Thanks Kaka, I understand now. You can use the nvprof CUDA profiler tool to capture the Tensor Core usage while your application runs. nvprof supports two metrics for Tensor Core utilization:
- tensor_precision_fu_utilization: The utilization level of the multiprocessor function units that execute floating-point tensor core instructions on a scale of 0 to 10
- tensor_int_fu_utilization: The utilization level of the multiprocessor function units that execute int8 tensor core instructions on a scale of 0 to 10
Here is an example output of running it on the HMMA cudaTensorCoreGemm sample:
$ sudo /usr/local/cuda/bin/nvprof --kernels compute_gemm --metrics tensor_precision_fu_utilization,tensor_int_fu_utilization ./cudaTensorCoreGemm
Initializing...
==24384== NVPROF is profiling process 24384, command: ./cudaTensorCoreGemm
GPU Device 0: "Xavier" with compute capability 7.2
M: 4096 (16 x 256)
N: 4096 (16 x 256)
K: 4096 (16 x 256)
Preparing data for GPU...
Required shared memory size: 64 Kb
Computing... using high performance kernel compute_gemm
==24384== Some kernel(s) will be replayed on device 0 in order to collect all events/metrics.

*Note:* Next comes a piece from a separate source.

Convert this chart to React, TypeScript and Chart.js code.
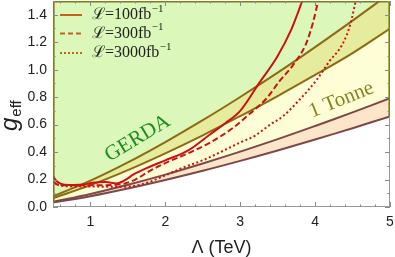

Replaying kernel "compute_gemm(__half const *, __half const *, float const *, float*, float, float)" (done)
Time: 1086.695679 msvents
TFLOPS: 0.13
==24384== Profiling application: ./cudaTensorCoreGemm
==24384== Profiling result:
==24384== Metric result:
Invocations Metric Name Metric Description Min Max Avg
Device "Xavier (0)"
Kernel: compute_gemm(__half const *, __half const *, float const *, float*, float, float)
1 tensor_precision_fu_utilization Tensor-Precision Function Unit Utilization Mid (5) Mid (5) Mid (5)
1 tensor_int_fu_utilization Tensor-Int Function Unit Utilization Idle (0) Idle (0) Idle (0)
Note that in this example, tensor_int_fu_utilization metric is shown as idle, because the sample uses HMMA FP16 operations and not IMMA INT8.